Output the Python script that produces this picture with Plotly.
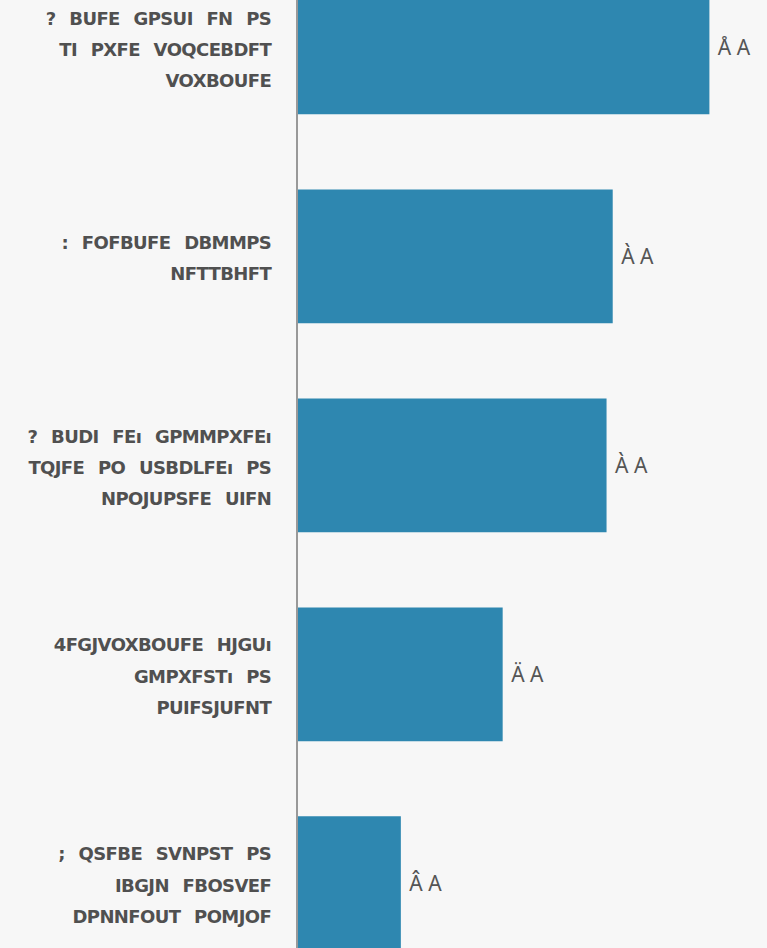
import plotly.graph_objects as go

# Category labels (as rendered in the reference, line by line)
label_lines = [
    ["? BUFE GPSUI FN PS", "TI PXFE VOQCEBDFT", "VOXBOUFE"],
    [": FOFBUFE DBMMPS", "NFTTBHFT"],
    ["? BUDI FEı GPMMPXFEı", "TQJFE PO USBDLFEı PS", "NPOJUPSFE UIFN"],
    ["4FGJVOXBOUFE HJGUı", "GMPXFSTı PS", "PUIFSJUFNT"],
    ["; QSFBE SVNPST PS", "IBGJN FBOSVEF", "DPNNFOUT POMJOF"],
]
categories = ["c1", "c2", "c3", "c4", "c5"]
values = [40.0, 30.6, 30.0, 19.9, 10.0]
value_labels = ["Å A", "À A", "À A", "Ä A", "Â A"]

ticktext = [
    "<br>".join(
        f"<span style='font-size:18px;word-spacing:8px;letter-spacing:-0.6px'>{ln}</span>"
        for ln in lines
    )
    for lines in label_lines
]

fig = go.Figure(
    go.Bar(
        x=values,
        y=categories,
        orientation="h",
        width=0.64,
        marker=dict(color="#2E87B0", line=dict(width=0)),
        text=["\u00a0" + t for t in value_labels],
        textposition="outside",
        cliponaxis=False,
        textfont=dict(family="Noto Sans", size=21, color="#555555"),
        hoverinfo="skip",
    )
)

fig.update_layout(
    width=767,
    height=948,
    margin=dict(l=298, r=0, t=0, b=0),
    paper_bgcolor="#F7F7F7",
    plot_bgcolor="#F7F7F7",
    showlegend=False,
    xaxis=dict(
        range=[0, 45.6],
        showgrid=False,
        zeroline=False,
        showticklabels=False,
        showline=False,
        fixedrange=True,
    ),
    yaxis=dict(
        type="category",
        categoryorder="array",
        categoryarray=categories,
        tickvals=categories,
        ticktext=ticktext,
        range=[4.31, -0.227],
        showgrid=False,
        zeroline=False,
        showline=True,
        linecolor="#999999",
        linewidth=2,
        ticks="",
        ticklabelstandoff=20,
        tickfont=dict(family="DejaVu Sans", size=24, color="#505050", weight="bold"),
        fixedrange=True,
    ),
)

fig.write_html(
    "out.html",
    config={"displayModeBar": False},
    post_script="document.body.style.margin='0';document.body.style.overflow='hidden';",
)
-------------------------
> [Stated task]: Make an exact copy of all the material, but keep the pictures out of it.

> [Solution below]:
Output the Python script that produces this picture with Plotly.
import plotly.graph_objects as go

# Category labels (as rendered in the reference, line by line)
label_lines = [
    ["? BUFE GPSUI FN PS", "TI PXFE VOQCEBDFT", "VOXBOUFE"],
    [": FOFBUFE DBMMPS", "NFTTBHFT"],
    ["? BUDI FEı GPMMPXFEı", "TQJFE PO USBDLFEı PS", "NPOJUPSFE UIFN"],
    ["4FGJVOXBOUFE HJGUı", "GMPXFSTı PS", "PUIFSJUFNT"],
    ["; QSFBE SVNPST PS", "IBGJN FBOSVEF", "DPNNFOUT POMJOF"],
]
categories = ["c1", "c2", "c3", "c4", "c5"]
values = [40.0, 30.6, 30.0, 19.9, 10.0]
value_labels = ["Å A", "À A", "À A", "Ä A", "Â A"]

ticktext = [
    "<br>".join(
        f"<span style='font-size:18px;word-spacing:8px;letter-spacing:-0.6px'>{ln}</span>"
        for ln in lines
    )
    for lines in label_lines
]

fig = go.Figure(
    go.Bar(
        x=values,
        y=categories,
        orientation="h",
        width=0.64,
        marker=dict(color="#2E87B0", line=dict(width=0)),
        text=["\u00a0" + t for t in value_labels],
        textposition="outside",
        cliponaxis=False,
        textfont=dict(family="Noto Sans", size=21, color="#555555"),
        hoverinfo="skip",
    )
)

fig.update_layout(
    width=767,
    height=948,
    margin=dict(l=298, r=0, t=0, b=0),
    paper_bgcolor="#F7F7F7",
    plot_bgcolor="#F7F7F7",
    showlegend=False,
    xaxis=dict(
        range=[0, 45.6],
        showgrid=False,
        zeroline=False,
        showticklabels=False,
        showline=False,
        fixedrange=True,
    ),
    yaxis=dict(
        type="category",
        categoryorder="array",
        categoryarray=categories,
        tickvals=categories,
        ticktext=ticktext,
        range=[4.31, -0.227],
        showgrid=False,
        zeroline=False,
        showline=True,
        linecolor="#999999",
        linewidth=2,
        ticks="",
        ticklabelstandoff=20,
        tickfont=dict(family="DejaVu Sans", size=24, color="#505050", weight="bold"),
        fixedrange=True,
    ),
)

fig.write_html(
    "out.html",
    config={"displayModeBar": False},
    post_script="document.body.style.margin='0';document.body.style.overflow='hidden';",
)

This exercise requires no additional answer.